Sunday, December 26, 2010

Seasonal spending makes for merry Christmas ? but how happy will the new year be?

David Cameron proposes monitoring happiness as well as GDP, but it will be a struggle to wean Britain off the idea that consumption brings joy

At some point during the past few weeks, you have probably heard someone say that Christmas is a peak time for suicides. Christmas Day, when everybody else is supposed to be having fun, is the day when those who are lonely, hard-up and depressed decide to end it all.

The relationship between suicide and Christmas sounds as if it ought to be right. Dominated by the advertising industry, Christmas has become so stripped of its original meaning that it is hardly surprising that large numbers of people feel alienated by the orgy of materialism going on around them. If there is no more to life than overeating and conspicuous consumption, then what's the point of it all?

The fact is, though, that the idea of a sharp spike in suicides at Christmas is a myth: statistical evidence tends to suggest the opposite ? not just for 25 December itself but for the month as a whole. Despite all the hand-wringing about over-commercialisation, people like Christmas. It cheers them up. Generally, it makes them happier rather than sadder.

There are some obvious reasons why this should be. Households open their doors to relatives, friends and sometimes distant acquaintances because they don't like to think of other people being sad at Christmas. They invite the neighbours they haven't spoken to for the past 12 months in for a drink. They brave the elements to visit aged relatives.

Far from being the recipe for family conflict, these gatherings provide support for the isolated and the vulnerable. At a more formal level, there is an awareness that support needs to be provided in terms of food and shelter for those who lack resources of their own.

Giving rewards

Individuals are also generous with their money. They buy presents for the people they love, even when they can't really afford it. If ever there was a time of year when the notion of rational economic man comes a cropper it is December, because the textbooks say that we would maximise our utility by spending as little as possible on others while receiving lavish presents ourselves.

Real life is not like that, however. People get as much pleasure ? in many cases even more pleasure ? from giving a present to someone else as they do from getting a present back in return. While it is no doubt true that much last-minute Christmas shopping is about grabbing a pack of socks or the latest Lady Gaga CD, it is also the case that many people put real effort into seeking out a gift they hope another will enjoy. Having said all that, of course, the warm glow will be transitory for those who become financially incontinent at Christmas. The data shows that the suicide rate picks up in January, when the seasonal hospitality ends, the credit card bills start to roll in and the high streets empty of shoppers.

Figures released by Eurostat last week showed just how much Britons love spending. While incomes per head in the UK are 12% above the European Union average, consumption per head is 25% higher, second only to Luxembourg.

From an economic perspective, this is a big problem. It helps to explain the UK's low savings ratio, high levels of household debt and chronic balance of payments deficit. As a nation we spend more than we earn, so imports are higher than exports. The City sucks in hot money from the rest of the world to allow us to live beyond our means.

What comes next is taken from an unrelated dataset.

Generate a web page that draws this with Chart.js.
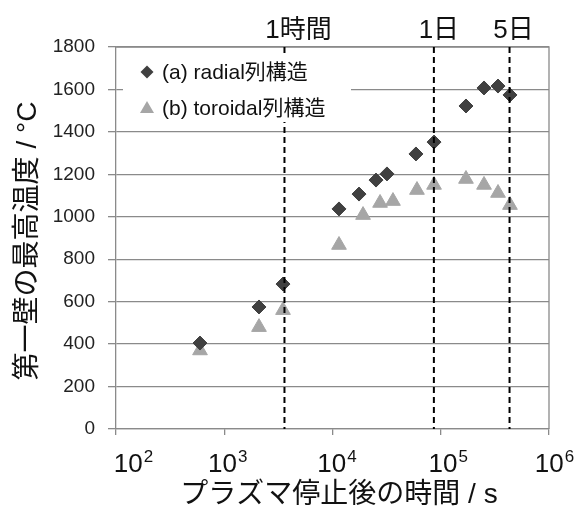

All of this creates something of a political headache for the government, because the signs are that the next couple of years are going to be tough for consumers. Incomes are already rising more slowly than prices, and that trend will be amplified when VAT goes up to 20% in the new year. Both the Treasury and the Bank of England believe that Britain is long overdue a period when consumer spending rises more slowly than national output, allowing us to rebalance the economy by importing less and exporting more.

Why should that be a problem if, as many economists say, we are no happier now than we were half a century ago when consumption was a lot lower?

While that may well be true, lower levels of consumption tend to be associated with higher unemployment and greater strains on relationships, both of which are linked to greater levels of unhappiness. Rising consumption levels may make us no happier as a nation, but that doesn't mean we are necessarily eager to embrace the new frugality where we make less go further and ration our visits to the shops.

Fortunately, we should be able to put matters to the test, because David Cameron has proposed the idea of the Office for National Statistics launching a happiness index, an attempt to broaden out measurement of wellbeing from narrow concepts such as growth rates or GDP per head.

This initiative deserved better than the blast of cynicism that greeted it. It makes sense to look at the impact that factors such as rising crime, higher levels of inequality and the state of the environment have on our wellbeing, and it is time we stopped making a fetish of GDP per head.

Belt-tightening

If, as the prime minister says, there is more to life than money, we should welcome a bit of belt-tightening. We should spend less and save more. We should have cut back sharply on the Christmas spending budget this year as a precaution against rising taxes, higher unemployment and spending cuts. Get right down to it and we need to be a bit more like Scrooge or Silas Marner.

This, though, is not going to happen, at least not without a heck of a lot of resistance. You can learn more about the way people really think and behave by reading Dickens or George Eliot than you can from ploughing through endless tracts analysing the marginal utility of consumers. Far from being admired for their prudence, Scrooge and Marner are two of the most pitied characters in English literature. The clear lesson from Christmas is that we enjoy spending money. We would rather be considered spendthrifts than misers.